Psalms 44 - Sutcliffe's Commentary on the Old and New Testaments

Bible Comments
  • Psalms 44:1-26 open_in_new

    Psalms 44:1. Our fathers have told us. All ancient patriarchs instructed their children, and all ancient nations instructed posterity by oral traditions, as in this psalm, by reciting how Joshua drove out the Canaanites. This was done also in their sacred odes, as many of the psalms testify. Our northern fathers often employed the early part of their long winter-nights in the amusing runes and histories of their ancestors. When a stranger called for hospitality, it was reckoned his duty to entertain the family by a recitation of sacred odes and histories. The EDDA, that is, instruction, of Iceland, celebrates the gods, the fathers, and the heroes. The VOLUSPA, by the sibyl or prophetess Vola, is of the same character. She sung the age when Emir lived, when there was neither land, nor sea, nor heaven above. The age before the invention of arts, and the coining of money.

    Psalms 44:12. Thou sellest thy people for nought. Thou deliverest them into the hands of their enemies, not indeed for money, but as corrections for their sins; for long and gross violations of the covenant, to which they had sworn.

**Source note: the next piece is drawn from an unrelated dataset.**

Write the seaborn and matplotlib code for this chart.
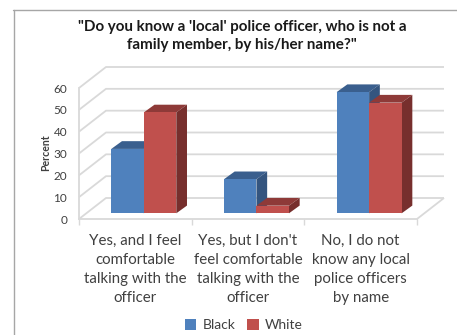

    Psalms 44:19. In the place of dragons. The low country of Chaldea, where serpents abounded.

    Psalms 44:22. For thy sake are we killed all the day long. Rabbinical comments are often wide of the mark, yet we find here a reference to Mary, daughter of Nachton, who was taken captive with her seven sons, and shut up in prison. They brought forth the first before Cæsar; [Antiochus, 2 Maccabees 7., where the horrible story is related at large] and said to him, worship idols. He answered, it is written in our law, I am the Lord thy God. Then they carried him out and slew him, and brought the second before Caesar. The massacre of these seven sons took up the whole day. Dr. Lightfoot, Gittim, fol. 57. 2.

    REFLECTIONS.

    This Psalm being addressed to the sons of Korah, as well as Psalms 42. and 43., was probably much sung during the Babylonian captivity. It celebrates the goodness of the Lord in giving them the promised land, and by consequence indulges a distant hope of emancipation, though for the present he went not forth with their armies. It complains bitterly of the insults and the scorn they received in captivity; for calamities falling on persons of dignity are more severely felt than when they fall on the humble poor: and surely no persons are more justly exposed to scorn than fallen professors. There was another consideration which encouraged the Jews to hope for salvation; they had not forgotten the name of God in captivity. Therefore they were the more encouraged to pray that he would arise, help, and redeem them for his mercies' sake. In every view the dealings of God with his ancient people, are instructive to the christian church.